As you journey you get to see yourself and others differently, and you become more accepting of others because you are becoming more secure in who you are so when others are different they no longer cause you to be uncomfortable or threatened.  It truly is an amazing journey that all of us should be on.  The world would be a much different place to live if we did.  As we journey we write about who we are becoming and the changes we are making because we understand ourselves better when we write about it.  Our journals begin to record the milestones along the way and we understand ourselves and our environment better.

Just as important as journaling is for us to understand ourselves, is sharing your journey with someone else.  Finding someone you can be honest with, and who can be honest with you is invaluable to discovering yourself.  We can come to some understanding by writing, but it pales in comparison to the depth of understanding we gain by sharing our journey.  Finding someone you can trust openly and begin to share your struggles, insights and victories helps you to process deeply who you are and their questions and insights as you share help you discover what changes you could be making.

Someone once said You don’t truly understand something until you try to teach it to someone else.
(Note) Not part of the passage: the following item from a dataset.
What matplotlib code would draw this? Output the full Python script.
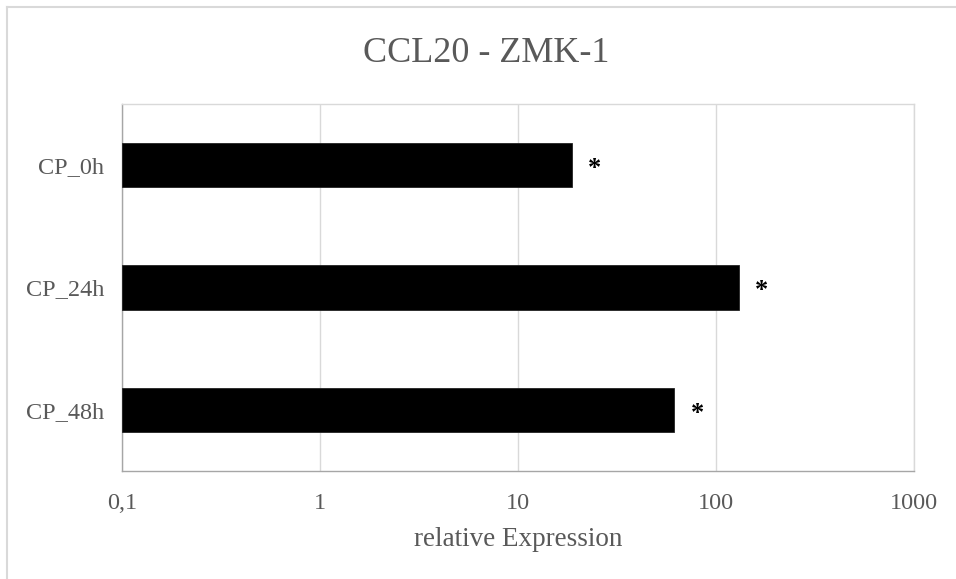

The process of sharing anything that you think you understand deepens you level of understanding because you have to take that mess of information, sort it out, repackage it and organize it in a way that someone else can understand.   By having to help someone else understand your journey you open the door to you understanding you.
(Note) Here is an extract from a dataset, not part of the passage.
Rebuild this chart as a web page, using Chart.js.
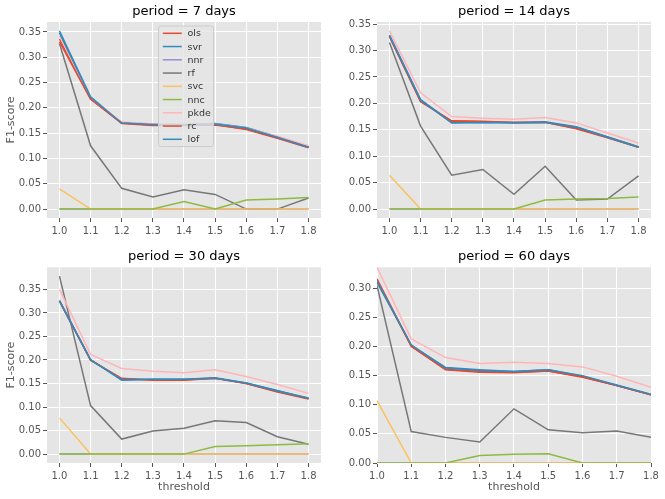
<!DOCTYPE html>
<html lang="en">

<head>
  <meta charset="UTF-8" />
  <title>F1-score by threshold</title>
  <script src="https://cdn.jsdelivr.net/npm/chart.js"></script>
  <style>
    body { margin: 0; background: #fff; }
    #fig { position: relative; width: 665px; height: 499px; }
    .panel { position: absolute; }
  </style>
</head>

<body>
  <div id="fig">
    <div class="panel" style="left:0;top:0;width:332px;height:240px"><canvas id="c7"></canvas></div>
    <div class="panel" style="left:332px;top:0;width:333px;height:240px"><canvas id="c14"></canvas></div>
    <div class="panel" style="left:0;top:240px;width:332px;height:259px"><canvas id="c30"></canvas></div>
    <div class="panel" style="left:332px;top:240px;width:333px;height:259px"><canvas id="c60"></canvas></div>
  </div>

  <script>
    // thresholds on the x axis
    const thresholds = [1.0, 1.1, 1.2, 1.3, 1.4, 1.5, 1.6, 1.7, 1.8];
    const methods = ['ols', 'svr', 'nnr', 'rf', 'svc', 'nnc', 'pkde', 'rc', 'lof'];
    const yTicks35 = [0, 0.05, 0.10, 0.15, 0.20, 0.25, 0.30, 0.35];
    const yTicks30 = [0, 0.05, 0.10, 0.15, 0.20, 0.25, 0.30];

    // F1-scores, one row per method (same order as methods)
    const f1_7 = [
      [0.336, 0.218, 0.169, 0.165, 0.166, 0.167, 0.157, 0.140, 0.121],
      [0.352, 0.222, 0.170, 0.168, 0.167, 0.169, 0.161, 0.143, 0.122],
      [0, 0, 0, 0, 0, 0, 0, 0, 0],
      [0.327, 0.125, 0.041, 0.024, 0.038, 0.029, 0.000, 0.000, 0.022],
      [0.040, 0, 0, 0, 0, 0, 0, 0, 0],
      [0, 0, 0, 0, 0.015, 0, 0.018, 0.020, 0.023],
      [0.342, 0.220, 0.172, 0.168, 0.166, 0.168, 0.160, 0.144, 0.125],
      [0.331, 0.217, 0.170, 0.166, 0.165, 0.166, 0.158, 0.141, 0.122],
      [0.348, 0.221, 0.170, 0.167, 0.166, 0.168, 0.160, 0.142, 0.122]
    ];
    const f1_14 = [
      [0.326, 0.203, 0.167, 0.166, 0.164, 0.164, 0.152, 0.135, 0.117],
      [0.329, 0.207, 0.164, 0.164, 0.164, 0.165, 0.156, 0.137, 0.118],
      [0, 0, 0, 0, 0, 0, 0, 0, 0],
      [0.315, 0.157, 0.064, 0.075, 0.028, 0.081, 0.017, 0.019, 0.063],
      [0.064, 0, 0, 0, 0, 0, 0, 0, 0],
      [0, 0, 0, 0, 0, 0.017, 0.019, 0.020, 0.023],
      [0.337, 0.220, 0.175, 0.172, 0.170, 0.173, 0.163, 0.144, 0.125],
      [0.327, 0.204, 0.166, 0.165, 0.164, 0.164, 0.153, 0.136, 0.117],
      [0.328, 0.206, 0.163, 0.164, 0.163, 0.164, 0.155, 0.136, 0.117]
    ];
    const f1_30 = [
      [0.326, 0.199, 0.161, 0.157, 0.157, 0.161, 0.150, 0.132, 0.117],
      [0.326, 0.201, 0.157, 0.159, 0.159, 0.162, 0.151, 0.135, 0.118],
      [0, 0, 0, 0, 0, 0, 0, 0, 0],
      [0.378, 0.103, 0.032, 0.049, 0.055, 0.071, 0.067, 0.037, 0.021],
      [0.077, 0, 0, 0, 0, 0, 0, 0, 0],
      [0, 0, 0, 0, 0, 0.016, 0.018, 0.020, 0.022],
      [0.350, 0.212, 0.182, 0.176, 0.173, 0.179, 0.165, 0.148, 0.129],
      [0.325, 0.200, 0.160, 0.158, 0.158, 0.161, 0.150, 0.133, 0.118],
      [0.325, 0.200, 0.158, 0.159, 0.159, 0.161, 0.151, 0.134, 0.119]
    ];
    const f1_60 = [
      [0.316, 0.201, 0.160, 0.156, 0.155, 0.158, 0.147, 0.133, 0.117],
      [0.310, 0.202, 0.164, 0.160, 0.157, 0.160, 0.149, 0.133, 0.117],
      [0, 0, 0, 0, 0, 0, 0, 0, 0],
      [0.305, 0.054, 0.044, 0.036, 0.093, 0.057, 0.052, 0.055, 0.044],
      [0.107, 0, 0, 0, 0, 0, 0, 0, 0],
      [0, 0, 0, 0.013, 0.015, 0.016, 0, 0, 0],
      [0.336, 0.213, 0.181, 0.171, 0.173, 0.171, 0.165, 0.149, 0.130],
      [0.314, 0.200, 0.161, 0.157, 0.156, 0.158, 0.148, 0.133, 0.117],
      [0.312, 0.203, 0.163, 0.159, 0.157, 0.160, 0.150, 0.134, 0.118]
    ];

    // ggplot colour cycle
    const colors = ['#E24A33', '#348ABD', '#988ED5', '#777777', '#FBC15E', '#8EBA42', '#FFB5B8', '#E24A33', '#348ABD'];

    Chart.defaults.font.family = '"DejaVu Sans", sans-serif';
    Chart.defaults.color = '#555555';

    // grey plot background like the ggplot style
    const bgPlugin = {
      id: 'bg',
      beforeDraw(chart) {
        const a = chart.chartArea, ctx = chart.ctx;
        ctx.save();
        ctx.fillStyle = '#E5E5E5';
        ctx.fillRect(a.left, a.top, a.right - a.left, a.bottom - a.top);
        ctx.restore();
      }
    };

    // legend inside the plot, upper centre
    const innerLegend = {
      id: 'innerLegend',
      afterDatasetsDraw(chart, args, opts) {
        if (!opts.show) return;
        const a = chart.chartArea, ctx = chart.ctx;
        const w = 55, rowH = 13.25;
        const h = rowH * (chart.data.datasets.length - 1) + 14.5;
        const x0 = (a.left + a.right) / 2 - w / 2 + 2;
        const y0 = a.top + 4;
        ctx.save();
        ctx.fillStyle = 'rgba(229,229,229,0.8)';
        ctx.strokeStyle = '#CCCCCC';
        ctx.lineWidth = 1;
        ctx.beginPath();
        ctx.roundRect(x0, y0, w, h, 2);
        ctx.fill();
        ctx.stroke();
        ctx.font = '9.5px "DejaVu Sans"';
        ctx.textBaseline = 'middle';
        chart.data.datasets.forEach((ds, i) => {
          const y = y0 + 7.3 + i * rowH;
          ctx.strokeStyle = ds.borderColor;
          ctx.lineWidth = 1.5;
          ctx.beginPath();
          ctx.moveTo(x0 + 4.3, y);
          ctx.lineTo(x0 + 23.3, y);
          ctx.stroke();
          ctx.fillStyle = '#333333';
          ctx.fillText(ds.label, x0 + 29, y + 0.5);
        });
        ctx.restore();
      }
    };

    function makePanel(id, rows, title, o) {
      const maxY = Math.max(...rows.flat());
      const yMin = o.tight ? 0 : -0.05 * maxY;
      const yMax = o.tight ? maxY : 1.05 * maxY;
      const xMin = o.tight ? 1.0 : 0.96;
      const xMax = o.tight ? 1.8 : 1.84;

      const datasets = rows.map((vals, i) => ({
        label: methods[i],
        data: vals.map((v, j) => ({ x: thresholds[j], y: v })),
        borderColor: colors[i],
        backgroundColor: colors[i],
        borderWidth: 1.5,
        pointRadius: 0,
        tension: 0,
        fill: false,
        order: -i
      }));

      new Chart(document.getElementById(id), {
        type: 'line',
        data: { datasets: datasets },
        plugins: [bgPlugin, innerLegend],
        options: {
          responsive: true,
          maintainAspectRatio: false,
          animation: false,
          layout: { padding: { left: 0, right: o.padRight, top: 0, bottom: 0 } },
          plugins: {
            legend: { display: false },
            tooltip: { enabled: false },
            innerLegend: { show: !!o.legend },
            title: {
              display: true,
              text: title,
              color: '#000000',
              fullSize: false,
              font: { size: 13, weight: 'normal' },
              padding: { top: o.titleTop, bottom: o.titleBottom }
            }
          },
          scales: {
            x: {
              type: 'linear',
              min: xMin,
              max: xMax,
              afterBuildTicks: s => { s.ticks = thresholds.map(v => ({ value: v })); },
              afterFit: s => { s.height = o.xHeight; },
              border: { display: false },
              grid: { color: '#FFFFFF', lineWidth: 1, tickColor: '#555555', tickLength: 4 },
              ticks: { font: { size: 10 }, color: '#555555', padding: 3, callback: v => v.toFixed(1) },
              title: {
                display: !!o.xTitle,
                text: 'threshold',
                color: '#555555',
                font: { size: 11 },
                padding: { top: 0, bottom: 5 }
              }
            },
            y: {
              min: yMin,
              max: yMax,
              afterBuildTicks: s => { s.ticks = o.yTicks.map(v => ({ value: v })); },
              afterFit: s => { s.width = o.yWidth; },
              border: { display: false },
              grid: { color: '#FFFFFF', lineWidth: 1, tickColor: '#555555', tickLength: 4 },
              ticks: { font: { size: 10 }, color: '#555555', padding: 2, callback: v => v.toFixed(2) },
              title: {
                display: !!o.yTitle,
                text: 'F1-score',
                color: '#555555',
                font: { size: 11 },
                padding: { top: 5, bottom: 0 }
              }
            }
          }
        }
      });
    }

    makePanel('c7', f1_7, 'period = 7 days',
      { yTicks: yTicks35, yWidth: 47, padRight: 11, xHeight: 22, titleTop: 4, titleBottom: 2.4, yTitle: true, legend: true });
    makePanel('c14', f1_14, 'period = 14 days',
      { yTicks: yTicks35, yWidth: 45, padRight: 14, xHeight: 22, titleTop: 4, titleBottom: 2.4 });
    makePanel('c30', f1_30, 'period = 30 days',
      { yTicks: yTicks35, yWidth: 47, padRight: 11, xHeight: 36, titleTop: 9, titleBottom: 2.7, yTitle: true, xTitle: true });
    makePanel('c60', f1_60, 'period = 60 days',
      { yTicks: yTicks30, yWidth: 45, padRight: 14, xHeight: 36, titleTop: 9, titleBottom: 2.7, xTitle: true, tight: true });
  </script>
</body>

</html>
When we are trying to explain something to someone else, we are forced to ask ourselves the most important question in leaning… in gaining true understanding… “why.” When we have to answer the question “why,” superficial understanding won’t do. We have to know something deeply in order to not just say how, but why.  Why we are is just as important as who we are and who we are becoming.  Only by sharing the journey with someone else can we truly and deeply understand ourselves.